Judge James Boasberg and the art of judicial writing

By Michael Doyle - McClatchy Washington Bureau

July 17, 2014 03:01 PM

U.S. District Judge James Boasberg, in his latest opinion, shows yet again how to write with flair.

A Suits & Sentences favorite, for the consistent wit and style of his judicial writing, Boasberg knows that stories attract readers. He sets the stage, and populates it with real people, before he delves into all that law stuff. It is as a storyteller, then, that he starts his latest:

“On the afternoon of January 18, 2008, Michael Gorbey approached a woman near the U.S. Capitol and asked for directions to the Supreme Court,” Boasberg writes. “He carried a shotgun in his hand, a sword on his back, a bulletproof vest across his chest, and several shotgun shells and hunting knives in his backpack. Gorbey explained that he was on his way to a meeting with Chief Justice John Roberts.”

See how this works?

It begins like a police procedural, with the time reference -- “on the afternoon of” -- conveying a little shadow. Something is coming. The recitation of the guy’s arsenal in the next sentence adds up to a frightening picture, but it is also kind of funny, like a scene written by Quentin Tarantino.
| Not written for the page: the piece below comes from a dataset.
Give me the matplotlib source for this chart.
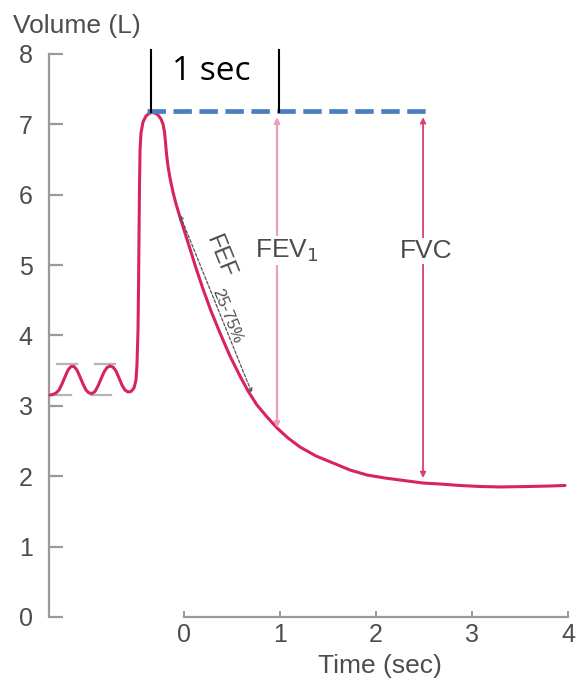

The opening paragraph’s final sentence caps the set-up; again, in a martini-dry manner that’s both funny and scary. Boasberg lets Gorbey speak for himself, non-judgmentally, as the judge describes how the heavily armed man “explained that” he was going to “a meeting” with the chief justice. It’s the neutral tone that allows the reader to fill in the dramatic blanks.